Press Secretary Sarah Huckabee Sanders echoed her boss's scathing reaction to the article, calling on the anonymous official to quit.
"He is not putting country first, but putting himself and his ego ahead of the will of the American people. This coward should do the right thing and resign," Ms Sanders said.
A few unlikely sources reinforced that critique — albeit for different reasons — as America digested the New York Times piece.
"The author of the anonymous op-ed is hoping to vindicate the reputation of like-minded senior Trump staffers 'See, we only look complicit! Actually, we're the real heroes of the story.' But what the author has just done is throw the government of the United States into even more dangerous turmoil," wrote David Frum, one of Trump's most consistent critics, in The Atlantic.
Frum labelled it a "cowardly coup from within the administration" that will only "inflame the president's paranoia".
"(Trump) will grow more defiant, more reckless, more anti-constitutional, and more dangerous.
"What would be better? Speak in your name. Resign in a way that will count. Present the evidence that will justify an invocation of the 25th Amendment, or an impeachment."
Conservative commentator Amanda Carpenter, another frequent Trump critic, said the article was a "cry for help".
"But the truth is also that you signed up to go help Donald Trump, and I think it's frankly unseemly to go and do this behind his back," Ms Carpenter told CNN.
NBC host Nicole Wallace called the whole thing "BS".
"They want credit," Ms Wallace said. "They want medals. They want to be held out as protectors of civility. It's BS."
The anonymous article comes on the heels of similar revelations from an upcoming book by Watergate reporter Bob Woodward.
Citing sources inside the Trump administration, Woodward describes measures taken by senior officials to defy the president's orders.
For example, when Syrian dictator Bashar al-Assad used chemical weapons on his own people, Trump was on the warpath.
"Let's f***ing kill him! Let's go in.

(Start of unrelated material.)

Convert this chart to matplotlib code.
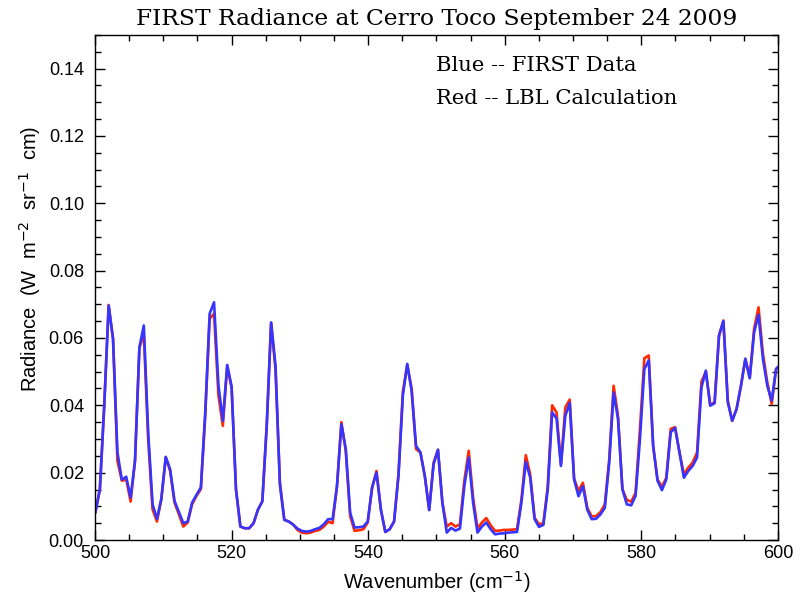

Let's kill the f***ing lot of them," he reportedly told his Defence Secretary, General James Mattis.
When he hung up the phone, Gen Mattis told an aide: "We're not going to do any of that."
The administration ended up launching an air strike, but did not, as Trump put it, "kill the lot of them".
Woodward also claims the president's top economic adviser, Gary Cohn, "stole" documents off Trump's desk to prevent him from signing them.
"I wouldn't let him see it. He's never going to see that document. Got to protect the country," Cohn reportedly said after one such incident.
Several of the senior staffers quoted in Woodward's book, including Gen Mattis, have denied the allegations. The president himself has suggested the stories are "made up", saying Woodward has "a lot of credibility problems".
However, unlike Michael Wolff and Omarosa Manigault-Newman — the two authors of previous books that claimed to reveal damaging accounts from inside the administration — Woodward has a reputation for fastidiousness and accuracy.
The respected journalist is best known for breaking the story that brought down President Richard Nixon.
He says the information within his book is drawn from hundreds of hours of interviews — many of them taped — along with notes, diaries and government documents.
You can probably add today's New York Times piece to the stack of supporting evidence.